Emily Taylor (17 April 1795, Banham, Norfolk – 11 March 1872, St Pancras, London) was an English poet, children's writer and hymn writer.

Emily Taylor was the sister of Edgar Taylor, also a writer and translator. Her mother died shortly after she was born but she was brought up by her father, five brothers, one sister and two aunts. She became partly deaf at the age of seven after suffering from scarlet fever and could not attend formal schooling. However, when she moved with her father to nearby New Buckenham, she started a school for some 30 children, which laid emphasis on singing, partly because Taylor had become friendly with Sarah Ann Glover, a musical theorist who had developed the Norwich sol-fa system.

In 1825 she published The Vision of Las Casas, and Other Poems. The title poem, about a vision of the dying Bartolomé de las Casas, has an anti-slavery theme. Las Casas' vision ends with his being granted a prophetic glimpse of the abolitionist movement in Taylor's own time, with specific mentions of Thomas Clarkson and William Wilberforce.

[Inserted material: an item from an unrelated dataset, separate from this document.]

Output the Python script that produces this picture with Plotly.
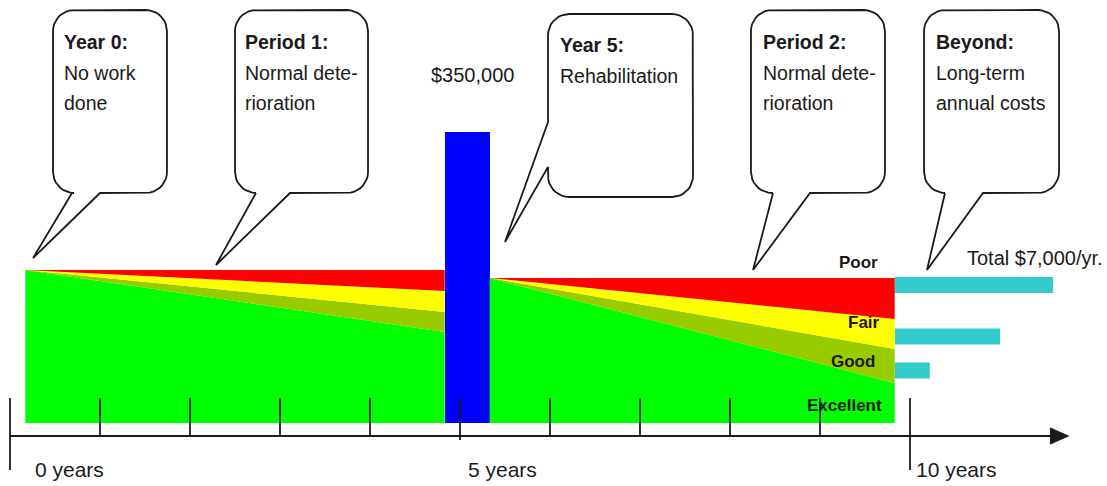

Taylor moved up to London in 1842 to live with a widowed sister and continued to teach. Taylor wrote numerous historical tales, works of instruction for children, and popular biographies, including The Ball I Live On, or, Sketches of the Earth and Chronicles of an Old English Oak, or Sketches of English Life and History. She was also the writer of many hymns that remained popular through the 19th century, including 14 contributed anonymously to a Unitarian hymnal published in 1818. Works of hers appeared in the Monthly Repository among other publications. Originally a Unitarian, she joined the Church of England under the influence of English theologian Frederick Denison Maurice.